# START OF PROVIDED MATERIAL

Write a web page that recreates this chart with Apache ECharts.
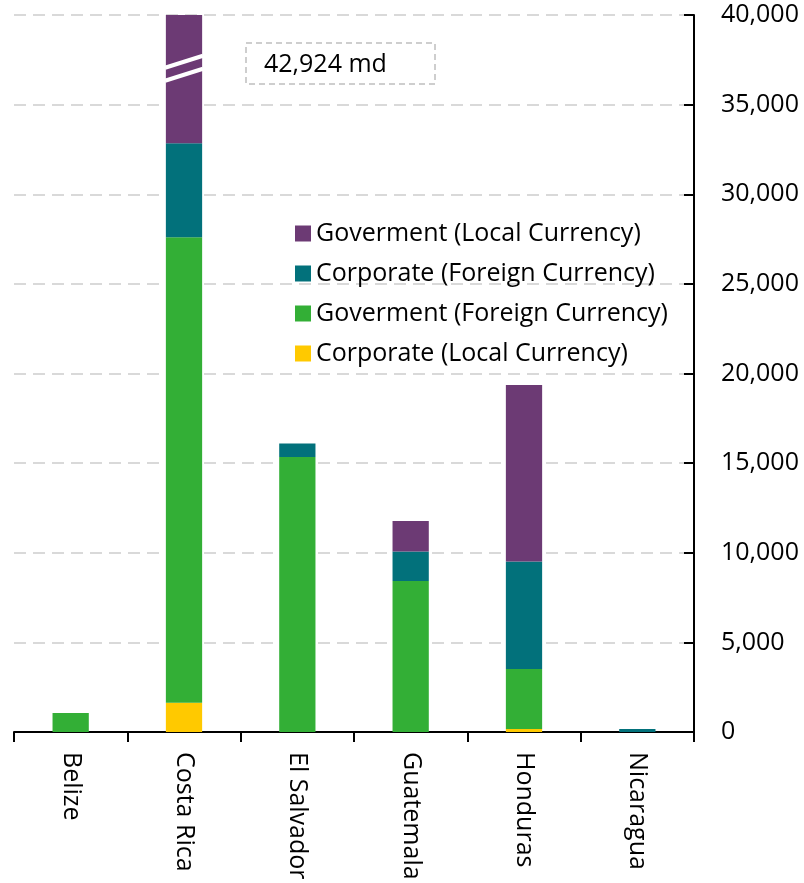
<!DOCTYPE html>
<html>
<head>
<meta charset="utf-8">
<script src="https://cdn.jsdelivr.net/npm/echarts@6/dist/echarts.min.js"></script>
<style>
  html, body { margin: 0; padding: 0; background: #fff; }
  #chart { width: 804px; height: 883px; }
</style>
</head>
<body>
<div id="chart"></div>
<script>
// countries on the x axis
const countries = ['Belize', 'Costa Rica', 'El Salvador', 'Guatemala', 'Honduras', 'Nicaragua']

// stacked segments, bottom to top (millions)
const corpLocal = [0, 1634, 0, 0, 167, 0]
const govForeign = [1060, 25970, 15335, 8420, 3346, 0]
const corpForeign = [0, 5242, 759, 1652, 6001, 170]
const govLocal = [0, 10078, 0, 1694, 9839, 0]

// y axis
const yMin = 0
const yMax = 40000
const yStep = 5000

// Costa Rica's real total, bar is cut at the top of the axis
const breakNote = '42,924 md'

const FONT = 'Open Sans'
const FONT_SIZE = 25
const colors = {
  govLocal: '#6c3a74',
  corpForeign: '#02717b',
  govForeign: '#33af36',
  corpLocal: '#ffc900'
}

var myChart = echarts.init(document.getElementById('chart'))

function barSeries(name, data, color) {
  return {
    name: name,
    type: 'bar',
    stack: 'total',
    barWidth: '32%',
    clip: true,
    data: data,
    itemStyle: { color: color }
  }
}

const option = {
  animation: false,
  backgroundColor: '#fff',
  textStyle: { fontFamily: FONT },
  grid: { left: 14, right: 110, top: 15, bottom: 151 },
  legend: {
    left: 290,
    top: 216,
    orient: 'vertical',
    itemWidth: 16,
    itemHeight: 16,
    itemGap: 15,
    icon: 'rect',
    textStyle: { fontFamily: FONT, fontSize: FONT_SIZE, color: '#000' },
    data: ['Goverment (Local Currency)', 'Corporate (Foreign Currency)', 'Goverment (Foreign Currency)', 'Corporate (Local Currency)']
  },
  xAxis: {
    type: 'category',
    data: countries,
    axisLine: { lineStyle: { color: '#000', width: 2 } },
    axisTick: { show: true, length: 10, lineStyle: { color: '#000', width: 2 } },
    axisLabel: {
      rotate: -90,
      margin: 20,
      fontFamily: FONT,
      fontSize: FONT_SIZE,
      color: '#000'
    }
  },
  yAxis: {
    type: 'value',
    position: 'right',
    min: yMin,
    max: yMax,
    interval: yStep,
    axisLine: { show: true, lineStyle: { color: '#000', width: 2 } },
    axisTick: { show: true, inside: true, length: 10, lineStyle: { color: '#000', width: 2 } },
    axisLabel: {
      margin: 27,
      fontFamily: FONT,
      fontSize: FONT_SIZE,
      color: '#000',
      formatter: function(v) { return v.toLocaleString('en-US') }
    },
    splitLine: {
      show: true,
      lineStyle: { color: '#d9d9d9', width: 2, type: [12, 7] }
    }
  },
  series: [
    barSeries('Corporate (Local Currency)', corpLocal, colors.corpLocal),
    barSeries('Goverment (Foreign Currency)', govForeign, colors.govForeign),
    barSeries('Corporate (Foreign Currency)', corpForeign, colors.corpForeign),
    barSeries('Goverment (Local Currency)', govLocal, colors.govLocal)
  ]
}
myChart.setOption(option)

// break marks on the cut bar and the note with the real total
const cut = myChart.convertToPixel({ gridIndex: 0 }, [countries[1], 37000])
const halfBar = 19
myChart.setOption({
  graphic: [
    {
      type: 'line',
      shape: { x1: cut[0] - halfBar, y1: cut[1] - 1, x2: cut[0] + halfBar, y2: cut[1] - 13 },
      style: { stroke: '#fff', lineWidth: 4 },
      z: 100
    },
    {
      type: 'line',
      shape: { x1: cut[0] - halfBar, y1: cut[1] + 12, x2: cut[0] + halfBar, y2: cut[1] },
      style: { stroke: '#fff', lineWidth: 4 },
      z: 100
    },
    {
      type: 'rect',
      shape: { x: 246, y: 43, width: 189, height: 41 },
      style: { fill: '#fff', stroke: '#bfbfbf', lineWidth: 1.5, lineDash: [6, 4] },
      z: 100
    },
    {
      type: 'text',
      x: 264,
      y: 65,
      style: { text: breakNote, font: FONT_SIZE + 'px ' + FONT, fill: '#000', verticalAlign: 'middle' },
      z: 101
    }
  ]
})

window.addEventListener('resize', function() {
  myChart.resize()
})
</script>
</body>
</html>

# END OF PROVIDED MATERIAL

— TASK TO COMPLETE —
Extract from the data every line where "with" shows up.

— RESPONSE TO THIS EXERCISE —
Write a web page that recreates this chart with Apache ECharts.
// break marks on the cut bar and the note with the real total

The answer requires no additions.